**Given information:**
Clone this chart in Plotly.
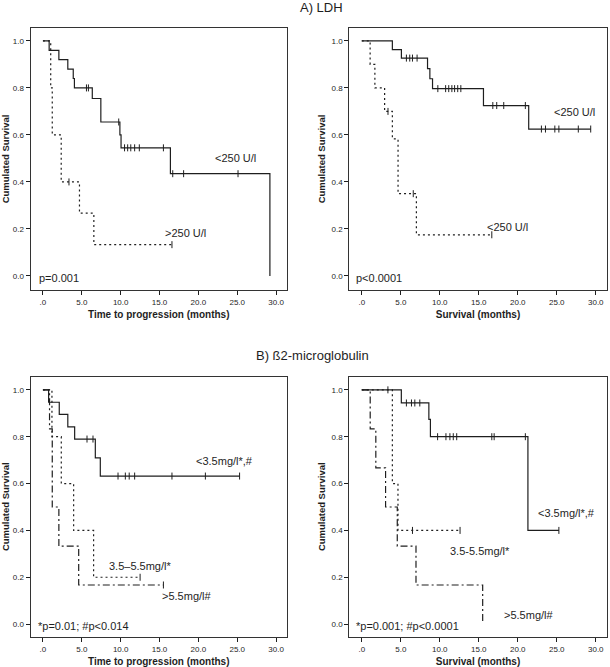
import plotly.graph_objects as go

# ---------------- data ----------------
# A) LDH - time to progression
a1_low_t = [0, 0.8, 2.05, 3.2, 3.9, 4.05, 6.35, 7.45, 9.9, 10.05, 16.4, 29.2]
a1_low_s = [1, 0.96, 0.92, 0.88, 0.84, 0.80, 0.755, 0.655, 0.60, 0.545, 0.435, 0.0]
a1_low_c = [5.6, 5.85, 9.75, 10.5, 10.9, 11.3, 11.8, 12.4, 15.5, 16.7, 18.1, 25.1]
a1_high_t = [0, 1.0, 1.2, 2.35, 4.7, 6.55, 16.6]
a1_high_s = [1, 0.8, 0.6, 0.4, 0.267, 0.133, 0.133]
a1_high_c = [3.35, 16.6]

# A) LDH - survival
a2_low_t = [0, 3.92, 5.08, 8.43, 8.73, 9.07, 15.6, 21.4, 29.35]
a2_low_s = [1, 0.963, 0.927, 0.882, 0.839, 0.797, 0.725, 0.625, 0.625]
a2_low_c = [5.72, 6.15, 6.5, 7.09, 9.75, 10.75, 11.15, 11.55, 11.9, 12.3, 12.7,
            16.8, 17.3, 18.2, 20.97, 23.03, 23.55, 24.75, 25.27, 27.76, 29.35]
a2_high_t = [0, 1.07, 1.68, 2.93, 3.92, 4.65, 7.0, 16.67]
a2_high_s = [1, 0.9, 0.8, 0.7, 0.583, 0.35, 0.175, 0.175]
a2_high_c = [3.36, 6.6, 16.67]

# B) beta2-microglobulin - time to progression
b1_low_t = [0, 0.73, 2.1, 3.2, 4.08, 6.74, 7.38, 25.3]
b1_low_s = [1, 0.947, 0.895, 0.842, 0.79, 0.71, 0.632, 0.632]
b1_low_c = [5.67, 6.44, 9.66, 10.6, 11.1, 11.8, 16.6, 20.9, 25.3]
b1_mid_t = [0, 1.16, 2.36, 3.95, 6.52, 12.5]
b1_mid_s = [1, 0.8, 0.6, 0.4, 0.2, 0.2]
b1_mid_c = [12.5]
b1_high_t = [0, 0.85, 1.2, 2.05, 4.6, 15.5]
b1_high_s = [1, 0.833, 0.5, 0.333, 0.167, 0.167]
b1_high_c = [15.5]

# B) beta2-microglobulin - survival
b2_low_t = [0, 5.07, 8.6, 8.8, 21.3, 25.27]
b2_low_s = [1, 0.944, 0.874, 0.80, 0.40, 0.40]
b2_low_c = [5.72, 6.37, 6.8, 7.44, 9.72, 10.79, 11.3, 11.73, 12.17, 16.67, 16.97, 20.97, 25.27]
b2_mid_t = [0, 3.92, 4.64, 12.6]
b2_mid_s = [1, 0.6, 0.4, 0.4]
b2_mid_c = [3.35, 6.5, 12.6]
b2_high_t = [0, 1.08, 1.8, 3.05, 4.55, 6.95, 15.5]
b2_high_s = [1, 0.833, 0.667, 0.5, 0.333, 0.167, 0.0]

x_tickvals = [0, 5, 10, 15, 20, 25, 30]
x_ticktext = [".0", "5.0", "10.0", "15.0", "20.0", "25.0", "30.0"]
y_tickvals = [0, 0.2, 0.4, 0.6, 0.8, 1.0]
y_ticktext = ["0.0", "0.2", "0.4", "0.6", "0.8", "1.0"]

# ---------------- styling ----------------
FONT = "Liberation Sans, Arial, sans-serif"
INK = "#1e1e1e"
SOLID = None
DOT = "2px,3px"
DASHDOT = "7px,3px,2px,3px"


def surv_at(t_list, s_list, c):
    val = s_list[0]
    for t, s in zip(t_list, s_list):
        if t <= c:
            val = s
    return val


fig = go.Figure()


def add_curve(t, s, cens, dash, xa, ya):
    line = dict(color=INK, width=1.2, shape="hv")
    if dash:
        line["dash"] = dash
    fig.add_trace(go.Scatter(x=t, y=s, mode="lines", line=line,
                             xaxis=xa, yaxis=ya, showlegend=False, hoverinfo="skip"))
    if cens:
        fig.add_trace(go.Scatter(
            x=cens, y=[surv_at(t, s, c) for c in cens], mode="markers",
            marker=dict(symbol="line-ns", size=5, line=dict(width=1, color=INK)),
            xaxis=xa, yaxis=ya, showlegend=False, hoverinfo="skip"))


add_curve(a1_low_t, a1_low_s, a1_low_c, SOLID, "x", "y")
add_curve(a1_high_t, a1_high_s, a1_high_c, DOT, "x", "y")
add_curve(a2_low_t, a2_low_s, a2_low_c, SOLID, "x2", "y2")
add_curve(a2_high_t, a2_high_s, a2_high_c, DOT, "x2", "y2")
add_curve(b1_low_t, b1_low_s, b1_low_c, SOLID, "x3", "y3")
add_curve(b1_mid_t, b1_mid_s, b1_mid_c, DOT, "x3", "y3")
add_curve(b1_high_t, b1_high_s, b1_high_c, DASHDOT, "x3", "y3")
add_curve(b2_low_t, b2_low_s, b2_low_c, SOLID, "x4", "y4")
add_curve(b2_mid_t, b2_mid_s, b2_mid_c, DOT, "x4", "y4")
add_curve(b2_high_t, b2_high_s, None, DASHDOT, "x4", "y4")

W, H = 610, 667
left_dom = [30.5 / W, 287 / W]
right_dom = [349.3 / W, 606.7 / W]
top_dom = [1 - 290 / H, 1 - 28 / H]
bot_dom = [1 - 637 / H, 1 - 376.5 / H]


def xax(domain, anchor, title):
    return dict(domain=domain, anchor=anchor, range=[-1.6, 31.4],
                tickvals=x_tickvals, ticktext=x_ticktext,
                ticks="outside", ticklen=4, tickwidth=1, tickcolor=INK,
                tickfont=dict(family=FONT, size=8, color=INK),
                showline=True, mirror=True, linecolor="#333", linewidth=1,
                showgrid=False, zeroline=False,
                title=dict(text=title, standoff=5,
                           font=dict(family=FONT, size=10, color=INK, weight="bold")))


def yax(domain, anchor, rng):
    return dict(domain=domain, anchor=anchor, range=rng,
                tickvals=y_tickvals, ticktext=y_ticktext,
                ticks="outside", ticklen=4, tickwidth=1, tickcolor=INK,
                tickfont=dict(family=FONT, size=8, color=INK),
                showline=True, mirror=True, linecolor="#333", linewidth=1,
                showgrid=False, zeroline=False,
                title=dict(text="Cumulated Survival", standoff=4,
                           font=dict(family=FONT, size=9.5, color=INK, weight="bold")))


fig.update_layout(
    width=W, height=H, margin=dict(l=0, r=0, t=0, b=0),
    paper_bgcolor="white", plot_bgcolor="white",
    xaxis=xax(left_dom, "y", "Time to progression (months)"),
    yaxis=yax(top_dom, "x", [-0.06, 1.055]),
    xaxis2=xax(right_dom, "y2", "Survival (months)"),
    yaxis2=yax(top_dom, "x2", [-0.06, 1.055]),
    xaxis3=xax(left_dom, "y3", "Time to progression (months)"),
    yaxis3=yax(bot_dom, "x3", [-0.055, 1.057]),
    xaxis4=xax(right_dom, "y4", "Survival (months)"),
    yaxis4=yax(bot_dom, "x4", [-0.055, 1.057]),
)

ann_font = dict(family=FONT, size=11, color=INK)
labels = [
    ("x", "y", 24.8, 0.50, "<250 U/l", "center"),
    ("x", "y", 18.3, 0.183, ">250 U/l", "center"),
    ("x", "y", -0.8, -0.01, "p=0.001", "left"),
    ("x2", "y2", 27.3, 0.696, "<250 U/l", "center"),
    ("x2", "y2", 18.65, 0.209, "<250 U/l", "center"),
    ("x2", "y2", -0.94, -0.01, "p<0.0001", "left"),
    ("x3", "y3", 23.3, 0.698, "<3.5mg/l*,#", "center"),
    ("x3", "y3", 12.5, 0.246, "3.5–5.5mg/l*", "center"),
    ("x3", "y3", 18.5, 0.118, ">5.5mg/l#", "center"),
    ("x3", "y3", -0.94, -0.007, "*p=0.01; #p<0.014", "left"),
    ("x4", "y4", 26.3, 0.476, "<3.5mg/l*,#", "center"),
    ("x4", "y4", 15.2, 0.314, "3.5-5.5mg/l*", "center"),
    ("x4", "y4", 21.4, 0.04, ">5.5mg/l#", "center"),
    ("x4", "y4", -0.94, -0.007, "*p=0.001; #p<0.0001", "left"),
]
for xr, yr, x, y, txt, xanc in labels:
    fig.add_annotation(xref=xr, yref=yr, x=x, y=y, text=txt, showarrow=False,
                       xanchor=xanc, yanchor="middle", font=ann_font)

title_font = dict(family=FONT, size=13, color=INK)
fig.add_annotation(xref="paper", yref="paper", x=321.5 / W, y=1 - 7.5 / H, text="A) LDH",
                   showarrow=False, xanchor="center", yanchor="middle", font=title_font)
fig.add_annotation(xref="paper", yref="paper", x=312.5 / W, y=1 - 355.7 / H,
                   text="B) ß2-microglobulin", showarrow=False,
                   xanchor="center", yanchor="middle", font=title_font)

fig.write_html("out.html", config={"displayModeBar": False},
               post_script="document.body.style.margin='0';document.body.style.overflow='hidden';")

**Request:** Your task is to restate word for word the lines from the top of the data to the line containing "import plotly.graph_objects as go", both ends included, with every picture left out.

**Answer below:**
Clone this chart in Plotly.
import plotly.graph_objects as go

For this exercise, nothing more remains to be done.